Siddharth Chandekar as Tejas is equally compelling. His portrayal captures the gradual shift in a man whose certainties are forced to erode, and whose character arc deepens as the case tightens its grip. Priyanshu Chatterjee, though in a comparatively peripheral role, lends conviction and steadiness as Arun Khatri, the investigator who recognises the pattern and refuses to let it become history repeating itself unchecked. Diksha Juneja brings a commendable warmth as Tanvi, an important emotional anchor for Tejas, and her chemistry with Chandekar feels natural and lived in. Nimisha Nair as Divya is a pleasant surprise, particularly in how her on-screen persona shifts gears and how convincingly she adapts to those turns. Kavin Dave also impresses, and it is genuinely refreshing to see him essay a more complex character and pivot within the narrative with that complexity intact.

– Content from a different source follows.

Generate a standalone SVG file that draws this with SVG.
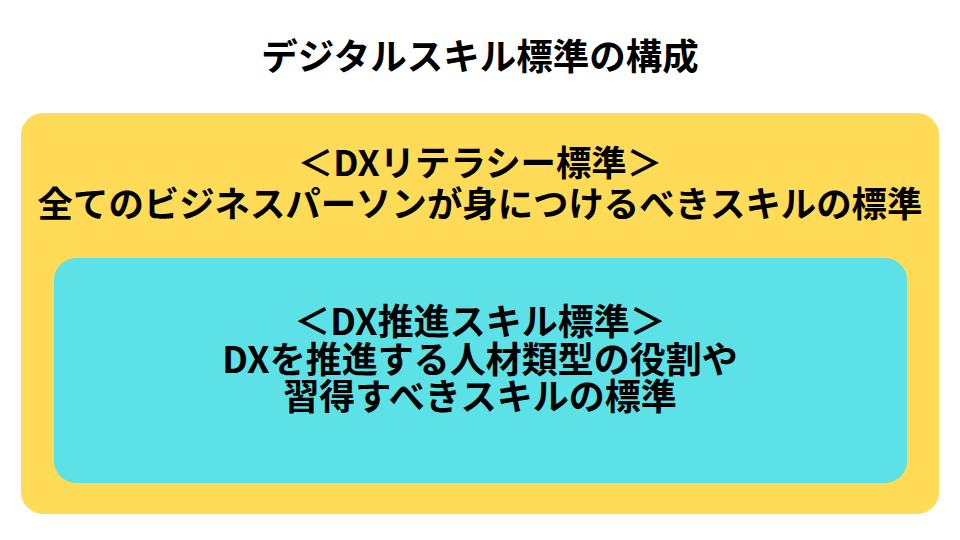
<svg xmlns="http://www.w3.org/2000/svg" width="960" height="540" viewBox="0 0 960 540">
<style>
text{font-family:"Noto Sans CJK JP","Noto Sans",sans-serif;font-weight:700;fill:#000;text-anchor:middle}
.t{font-size:36.5px}
.y{font-size:35.4px}
.c{font-size:36px}
</style>
<rect width="960" height="540" fill="#fff"/>
<g id="title"><text class="t" x="480" y="70">デジタルスキル標準の構成</text></g>
<g id="dx-literacy">
<rect x="21" y="113" width="918" height="401" rx="22" fill="#FFDB57"/>
<text class="y" x="480" y="176">＜DXリテラシー標準＞</text>
<text class="y" x="480" y="217">全てのビジネスパーソンが身につけるべきスキルの標準</text>
</g>
<g id="dx-promotion">
<rect x="54" y="258" width="853" height="225" rx="22" fill="#5CE1E6"/>
<text class="c" x="480" y="335">＜DX推進スキル標準＞</text>
<text class="c" x="480" y="373">DXを推進する人材類型の役割や</text>
<text class="c" x="480" y="410">習得すべきスキルの標準</text>
</g>
<g id="connectors"/>
</svg>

The supporting roster is strong too. Vishwas Kini as Alex, a character you cannot say much about without stepping into spoiler territory, holds intrigue. Sulakshana Joglekar as Pallavi Sonawane adds grounded presence as one of the officers on the case. Pradeep Welankar as Tejas’ Ajoba brings familial texture, the kind that makes the domestic stakes feel real. Across the board, Kukunoor has picked actors who understand craft and control, performers who can hold a scene without announcing that they are holding it.
By the time Mrs Deshpande concludes, it has quietly pulled you into its moral fog. Answers arrive, but certainty does not. The series understands that some stories are meant to unsettle rather than resolve, to leave residue rather than relief. As a crime thriller, it is gripping. As a psychological study, it is quietly haunting. And as a showcase for Madhuri Dixit’s formidable screen presence, it stands as yet another reminder of why she remains in a league of her own.